Baby Ritas, as it turns out, produce these beautiful red-pink flowers that are almost iridescent. Santa Rita flowers are all yellow!
This particular plant is an older cutting from a large bunch that a friend gave me, and it has been…suffering… in the transplant process. Still growing and blooming, though!
I believe these are little Gymnocalycium rotundums, although the pots weren’t labeled so I’m not 100% sure.
The flowers look identical to my rotundum, they’re blooming at the same time, and the body looks pretty damn close.
The mihanovichii are all blooming too, though, so who knows. All I know is this isn’t a mihanovichii, and the flowers are super cute little pastel pink rays of sunshine.

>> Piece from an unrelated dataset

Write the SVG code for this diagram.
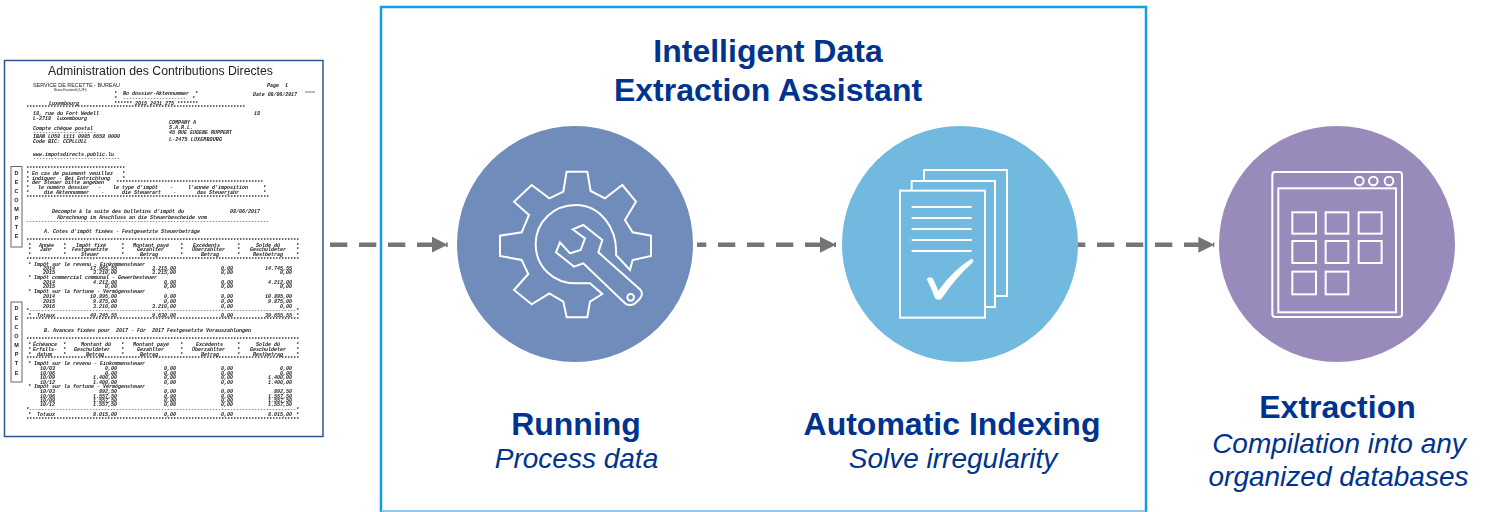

This is my little Copiapoa tenuissima, although you can hardly see it under that massive crown of flowers!
There are four blooms open simultaneously, and they keep opening for at least a couple days, so the show isn’t just a one and done like some other species.
Like all copiapoas, the flowers are a bright yellow, but I enjoy that these have little pink tips on them.
This photo is darker because these flowers only open fully at night! This is an Echinocactus gentryi, a plant I picked up back in 2016. I thought I’d killed it, but it was just taking its sweet time getting established. This year, the winter rains caused it to swell too much, and it has several splits down one side.
I can only assume they usually count on bats or moths to pollinate them normally. The flowers slowly start to open as the sun goes down, and at night, they’re fully splayed out and ready for pollinators.
You can still catch the flowers if you go out first thing in the morning, but as soon as the sunlight starts to peek over, they close up and wait for another night.
The flowers will open for a couple nights, but so far, this cactus only puts out one series of blooms for me a year, then calls it good.
I think that’s it for now – and if it seems like a lot, it is! Most of these are not blooming all on the same day, or even the same week, but have been blooming over the last month or so.